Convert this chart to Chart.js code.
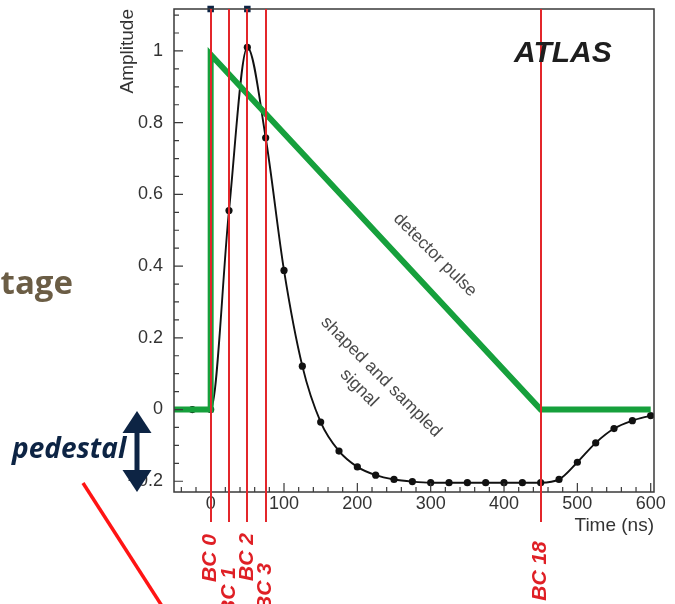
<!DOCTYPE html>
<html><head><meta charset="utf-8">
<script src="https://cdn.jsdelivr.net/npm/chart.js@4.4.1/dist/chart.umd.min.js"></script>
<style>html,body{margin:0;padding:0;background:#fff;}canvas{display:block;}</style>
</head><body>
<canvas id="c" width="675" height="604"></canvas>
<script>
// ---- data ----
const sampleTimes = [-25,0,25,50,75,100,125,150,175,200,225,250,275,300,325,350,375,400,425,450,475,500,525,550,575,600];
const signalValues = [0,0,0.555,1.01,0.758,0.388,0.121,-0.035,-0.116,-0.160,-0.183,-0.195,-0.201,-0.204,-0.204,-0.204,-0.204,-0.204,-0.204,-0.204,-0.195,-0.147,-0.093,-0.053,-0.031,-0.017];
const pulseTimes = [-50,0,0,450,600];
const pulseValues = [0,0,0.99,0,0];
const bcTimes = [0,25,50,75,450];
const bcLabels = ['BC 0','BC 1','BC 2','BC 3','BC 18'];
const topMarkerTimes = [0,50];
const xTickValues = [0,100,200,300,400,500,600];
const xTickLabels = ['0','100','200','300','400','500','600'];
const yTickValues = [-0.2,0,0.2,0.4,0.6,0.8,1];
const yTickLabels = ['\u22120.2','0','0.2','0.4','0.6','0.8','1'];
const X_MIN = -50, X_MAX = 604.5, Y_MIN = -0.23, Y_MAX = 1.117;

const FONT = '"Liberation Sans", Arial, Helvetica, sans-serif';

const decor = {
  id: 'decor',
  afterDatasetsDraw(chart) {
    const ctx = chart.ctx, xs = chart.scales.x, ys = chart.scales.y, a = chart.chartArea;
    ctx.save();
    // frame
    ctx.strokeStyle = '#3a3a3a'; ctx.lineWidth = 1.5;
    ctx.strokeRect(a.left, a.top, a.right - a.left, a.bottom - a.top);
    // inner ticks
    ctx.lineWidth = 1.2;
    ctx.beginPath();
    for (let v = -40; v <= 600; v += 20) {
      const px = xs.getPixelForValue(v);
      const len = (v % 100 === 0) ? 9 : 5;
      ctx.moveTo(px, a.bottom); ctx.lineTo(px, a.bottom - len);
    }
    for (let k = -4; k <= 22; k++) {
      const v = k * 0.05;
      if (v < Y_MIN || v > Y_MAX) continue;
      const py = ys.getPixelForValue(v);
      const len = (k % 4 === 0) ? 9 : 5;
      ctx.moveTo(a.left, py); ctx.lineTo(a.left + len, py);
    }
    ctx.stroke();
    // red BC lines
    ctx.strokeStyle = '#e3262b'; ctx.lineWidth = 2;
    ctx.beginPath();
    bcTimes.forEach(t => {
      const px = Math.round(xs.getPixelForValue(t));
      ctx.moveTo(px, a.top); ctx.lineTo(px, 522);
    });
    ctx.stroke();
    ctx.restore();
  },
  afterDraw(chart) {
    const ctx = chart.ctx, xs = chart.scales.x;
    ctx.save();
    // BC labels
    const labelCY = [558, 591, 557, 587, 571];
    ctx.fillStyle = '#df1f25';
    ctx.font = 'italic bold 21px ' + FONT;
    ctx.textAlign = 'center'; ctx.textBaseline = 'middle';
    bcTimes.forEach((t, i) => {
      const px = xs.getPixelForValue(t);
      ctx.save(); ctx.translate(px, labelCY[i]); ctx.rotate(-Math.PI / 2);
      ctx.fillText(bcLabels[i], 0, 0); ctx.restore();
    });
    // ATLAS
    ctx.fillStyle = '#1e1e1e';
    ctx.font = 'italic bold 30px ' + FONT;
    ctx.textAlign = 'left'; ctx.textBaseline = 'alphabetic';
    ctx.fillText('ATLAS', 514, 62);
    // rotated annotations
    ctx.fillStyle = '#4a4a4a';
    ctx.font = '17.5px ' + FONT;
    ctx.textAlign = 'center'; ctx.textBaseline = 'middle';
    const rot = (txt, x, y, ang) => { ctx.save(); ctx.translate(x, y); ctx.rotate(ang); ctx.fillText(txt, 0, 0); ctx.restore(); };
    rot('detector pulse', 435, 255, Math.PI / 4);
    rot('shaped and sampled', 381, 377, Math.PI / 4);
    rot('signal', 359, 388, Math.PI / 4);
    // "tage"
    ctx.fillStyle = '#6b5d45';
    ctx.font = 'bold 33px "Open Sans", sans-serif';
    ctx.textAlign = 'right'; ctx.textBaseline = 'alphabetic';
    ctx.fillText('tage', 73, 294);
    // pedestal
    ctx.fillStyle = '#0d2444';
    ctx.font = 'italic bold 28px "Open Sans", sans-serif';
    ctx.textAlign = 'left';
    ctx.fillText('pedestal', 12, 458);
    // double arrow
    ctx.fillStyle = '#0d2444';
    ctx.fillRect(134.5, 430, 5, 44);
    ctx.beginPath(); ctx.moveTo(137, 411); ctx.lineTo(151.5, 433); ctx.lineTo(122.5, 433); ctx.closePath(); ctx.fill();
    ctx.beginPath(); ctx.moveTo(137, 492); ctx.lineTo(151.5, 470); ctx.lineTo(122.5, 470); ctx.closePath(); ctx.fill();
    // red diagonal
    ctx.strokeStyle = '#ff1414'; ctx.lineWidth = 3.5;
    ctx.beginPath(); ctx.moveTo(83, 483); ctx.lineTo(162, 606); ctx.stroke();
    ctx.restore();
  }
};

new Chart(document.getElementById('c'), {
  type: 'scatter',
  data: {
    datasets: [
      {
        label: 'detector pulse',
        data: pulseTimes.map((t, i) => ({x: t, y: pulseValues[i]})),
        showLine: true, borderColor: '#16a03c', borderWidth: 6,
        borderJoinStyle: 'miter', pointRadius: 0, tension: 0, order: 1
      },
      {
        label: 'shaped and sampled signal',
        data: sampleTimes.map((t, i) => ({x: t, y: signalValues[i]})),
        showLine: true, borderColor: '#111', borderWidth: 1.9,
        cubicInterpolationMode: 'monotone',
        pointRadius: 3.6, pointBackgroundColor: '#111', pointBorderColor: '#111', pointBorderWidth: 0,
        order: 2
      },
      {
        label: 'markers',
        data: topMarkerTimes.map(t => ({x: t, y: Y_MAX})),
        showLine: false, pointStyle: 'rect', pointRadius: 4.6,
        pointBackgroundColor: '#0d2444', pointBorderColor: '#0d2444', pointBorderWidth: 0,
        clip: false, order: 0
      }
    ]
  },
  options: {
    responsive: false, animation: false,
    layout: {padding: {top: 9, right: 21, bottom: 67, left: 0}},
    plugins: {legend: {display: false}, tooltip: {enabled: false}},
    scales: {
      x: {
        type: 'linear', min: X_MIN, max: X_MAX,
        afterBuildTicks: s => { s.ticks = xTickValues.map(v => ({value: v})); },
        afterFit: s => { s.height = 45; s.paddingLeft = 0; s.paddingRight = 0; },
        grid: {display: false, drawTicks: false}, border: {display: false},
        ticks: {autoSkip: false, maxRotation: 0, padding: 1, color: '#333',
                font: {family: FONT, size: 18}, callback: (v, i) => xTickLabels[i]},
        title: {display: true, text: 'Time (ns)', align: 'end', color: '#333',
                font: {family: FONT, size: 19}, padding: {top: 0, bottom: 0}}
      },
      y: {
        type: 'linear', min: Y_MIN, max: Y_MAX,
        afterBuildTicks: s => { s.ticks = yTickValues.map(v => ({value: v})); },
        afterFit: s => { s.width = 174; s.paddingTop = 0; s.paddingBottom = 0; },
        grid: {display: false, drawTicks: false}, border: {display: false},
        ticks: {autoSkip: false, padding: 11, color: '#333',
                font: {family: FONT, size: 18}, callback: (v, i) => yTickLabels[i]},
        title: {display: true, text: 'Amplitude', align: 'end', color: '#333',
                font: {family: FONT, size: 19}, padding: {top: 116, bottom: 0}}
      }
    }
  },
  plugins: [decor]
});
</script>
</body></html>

• • • •

Copy nothing but the lines from the first one in the listing through the line with "Arial, Helvetica, sans-serif';", and omit the pictures.

*TASK RESPONSE:*
Convert this chart to Chart.js code.
<!DOCTYPE html>
<html><head><meta charset="utf-8">
<script src="https://cdn.jsdelivr.net/npm/chart.js@4.4.1/dist/chart.umd.min.js"></script>
<style>html,body{margin:0;padding:0;background:#fff;}canvas{display:block;}</style>
</head><body>
<canvas id="c" width="675" height="604"></canvas>
<script>
// ---- data ----
const sampleTimes = [-25,0,25,50,75,100,125,150,175,200,225,250,275,300,325,350,375,400,425,450,475,500,525,550,575,600];
const signalValues = [0,0,0.555,1.01,0.758,0.388,0.121,-0.035,-0.116,-0.160,-0.183,-0.195,-0.201,-0.204,-0.204,-0.204,-0.204,-0.204,-0.204,-0.204,-0.195,-0.147,-0.093,-0.053,-0.031,-0.017];
const pulseTimes = [-50,0,0,450,600];
const pulseValues = [0,0,0.99,0,0];
const bcTimes = [0,25,50,75,450];
const bcLabels = ['BC 0','BC 1','BC 2','BC 3','BC 18'];
const topMarkerTimes = [0,50];
const xTickValues = [0,100,200,300,400,500,600];
const xTickLabels = ['0','100','200','300','400','500','600'];
const yTickValues = [-0.2,0,0.2,0.4,0.6,0.8,1];
const yTickLabels = ['\u22120.2','0','0.2','0.4','0.6','0.8','1'];
const X_MIN = -50, X_MAX = 604.5, Y_MIN = -0.23, Y_MAX = 1.117;

const FONT = '"Liberation Sans", Arial, Helvetica, sans-serif';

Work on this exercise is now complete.